Is it possible to integrate ESG into fixed income investing?

Different interpretations and scoring

The other inevitable aspect of trying to quantify subjective factors (after all, ESG will mean different things to many different people) is that there is very little consistency across various ESG ratings agencies. This isn’t necessarily a problem. But these studies do serve to highlight that no-one (ourselves or fund selectors) should rely wholly on one source of ESG information.
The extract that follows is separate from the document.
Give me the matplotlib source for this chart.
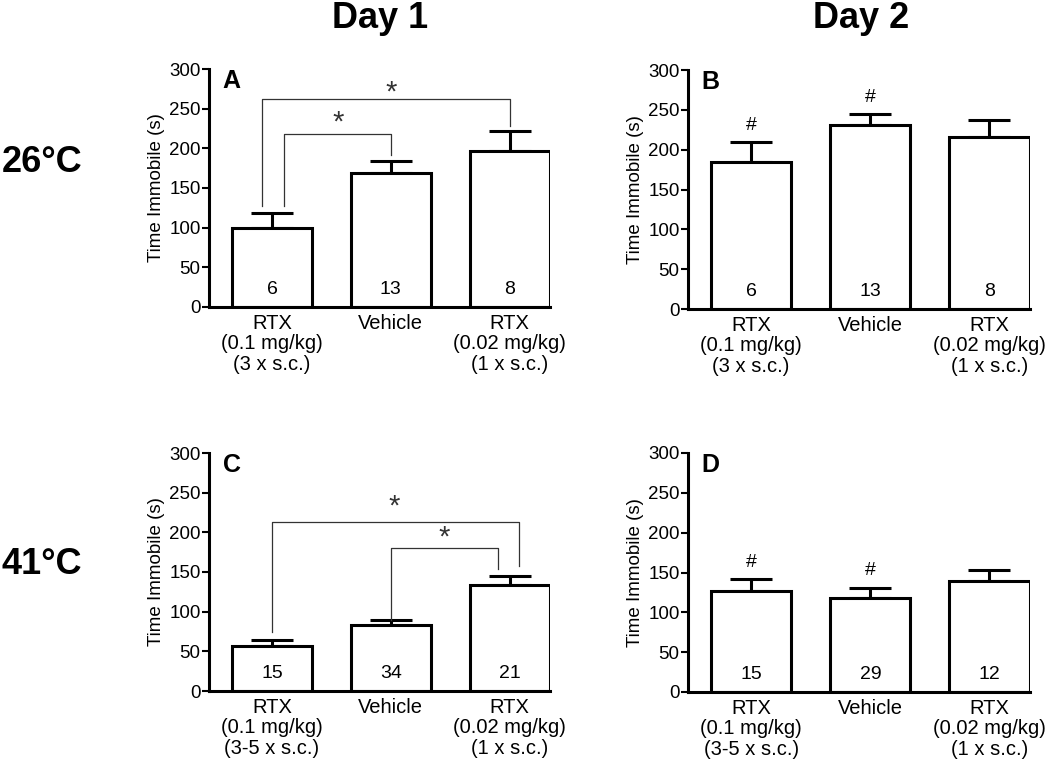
import matplotlib
matplotlib.use("Agg")
import matplotlib.pyplot as plt

plt.rcParams['font.family'] = ['Liberation Sans', 'DejaVu Sans']

# group labels
labels_3x = ["RTX\n(0.1 mg/kg)\n(3 x s.c.)", "Vehicle", "RTX\n(0.02 mg/kg)\n(1 x s.c.)"]
labels_35x = ["RTX\n(0.1 mg/kg)\n(3-5 x s.c.)", "Vehicle", "RTX\n(0.02 mg/kg)\n(1 x s.c.)"]

# time immobile (s), mean and upper SEM
mean_a = [100, 169, 197]
sem_a = [18.5, 15, 25]
n_a = [6, 13, 8]

mean_b = [185, 231, 216]
sem_b = [24, 14, 21]
n_b = [6, 13, 8]

mean_c = [57, 83, 133]
sem_c = [7, 7, 12]
n_c = [15, 34, 21]

mean_d = [127, 118, 139]
sem_d = [15, 12, 14]
n_d = [15, 29, 12]

# significance brackets: (x_left, x_right, y_top, leg_bottom_left, leg_bottom_right, star_x, star_y)
brackets_a = [(-0.08, 2.0, 262, 127, 228, 1.0, 270),
              (0.10, 1.0, 218, 127, 192, 0.56, 232)]
brackets_c = [(0.0, 2.08, 213, 74, 157, 1.03, 233),
              (1.0, 1.9, 180, 90, 154, 1.45, 194)]
# '#' marks: (bar index, y)
hash_b = [(0, 230), (1, 266)]
hash_d = [(0, 162), (1, 152)]

W, H = 1050, 766
fig = plt.figure(figsize=(W / 100, H / 100), dpi=100)


def panel(rect, means, sems, ns, labels, letter, brackets=(), hashes=()):
    x0, y_bot, x1, y_top = rect
    ax = fig.add_axes([x0 / W, 1 - y_bot / H, (x1 - x0) / W, (y_bot - y_top) / H])
    xs = range(len(means))
    ax.bar(xs, means, width=0.672, color='white', edgecolor='black', linewidth=2.2, zorder=2)
    ax.errorbar(xs, means, yerr=[[0] * len(sems), sems], fmt='none', ecolor='black',
                elinewidth=2.2, capsize=15, capthick=2.2, zorder=1)
    for x, n in zip(xs, ns):
        ax.text(x, 22, str(n), ha='center', va='center', fontsize=14)
    for xl, xr, yt, bl, br, sx, sy in brackets:
        ax.plot([xl, xl, xr, xr], [bl, yt, yt, br], color='#333333', lw=0.9,
                clip_on=False, zorder=3)
        ax.text(sx, sy, "*", ha='center', va='center', fontsize=21, color='#333333')
    for i, y in hashes:
        ax.text(i, y, "#", ha='center', va='center', fontsize=14)
    ax.text(0.04, 0.95, letter, transform=ax.transAxes, fontsize=18, fontweight='bold',
            ha='left', va='center')
    ax.set_xlim(-0.53, 2.34)
    ax.set_ylim(0, 300)
    ax.set_yticks([0, 50, 100, 150, 200, 250, 300])
    ax.set_xticks(list(xs))
    ax.set_xticklabels(labels, fontsize=14.5, linespacing=1.1)
    ax.tick_params(axis='x', length=0, pad=5)
    ax.tick_params(axis='y', length=5, width=1.5, labelsize=13.5, pad=1)
    ax.spines['top'].set_visible(False)
    ax.spines['right'].set_visible(False)
    ax.spines['left'].set_linewidth(2.2)
    ax.spines['bottom'].set_linewidth(2.2)
    ax.set_ylabel("Time Immobile (s)", fontsize=13.5, labelpad=3)
    return ax


panel((209, 307, 550, 69), mean_a, sem_a, n_a, labels_3x, "A", brackets=brackets_a)
panel((688, 309, 1030, 70), mean_b, sem_b, n_b, labels_3x, "B", hashes=hash_b)
panel((209, 691, 550, 453), mean_c, sem_c, n_c, labels_35x, "C", brackets=brackets_c)
panel((688, 692, 1030, 453), mean_d, sem_d, n_d, labels_35x, "D", hashes=hash_d)

fig.text(380 / W, 1 - 18 / H, "Day 1", fontsize=26, fontweight='bold', ha='center', va='center')
fig.text(861 / W, 1 - 18 / H, "Day 2", fontsize=26, fontweight='bold', ha='center', va='center')
fig.text(42 / W, 1 - 162 / H, "26°C", fontsize=26, fontweight='bold', ha='center', va='center')
fig.text(42 / W, 1 - 565 / H, "41°C", fontsize=26, fontweight='bold', ha='center', va='center')

fig.savefig("out.png", dpi=100)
So what does this all mean in practice? Is it possible to integrate ESG into fixed income investing? We believe so. But it is not by trying to engineer a fund to have a good overall ESG rating. As a side note, the ESG ratings agencies typically have a very small number of very badly rated and very well rated companies. In reality, this means that a fund could easily engineer a good ESG score by avoiding/gaining exposure to one or two companies. In other words, a very small number of holdings could distort the fund’s ESG rating. This is especially true for more concentrated funds. 

Manifest truths are still the strongest indicator

Rather, the way we prefer to look at ESG is by applying good old fundamental analysis and integrating ESG factors, as opposed to overlaying them on top of a fund. Instead of looking at how many policies a company has, we prefer to focus on where poor business practices or exploitative social and environmental activities could threaten sustainability of cashflow. Instead of looking at whether a company is a signatory to a particular initiative, we prefer to look at which technologies and developments risk making certain sectors redundant. Instead of looking at whether a company has an explicit policy on energy use, we prefer to look at how much carbon emission it emits – and more importantly the trajectory of such emissions and whether these could threaten the sustainability of cashflow further down the line. 

ESG as one of many factors

The other thing worth keeping in mind is that, by their nature, bonds most often have a maturity date. Investing in an auto company for the next 30 years is very different to investing in it for the next five. As such, we are not in favour of having an exclusive policy which would leave the fund constrained. Instead, we prefer to take a pragmatic approach and consider ESG and financial factors to be intermingled. In the same way that we would not exclude a company from our investing universe on the basis of a financial metric, we would not exclude a bond from our investment universe because it has a bad ESG rating. Rather, we ask ourselves if we are being compensated for the risks that a particular bond carries, whether they may be of a financial or an ESG nature.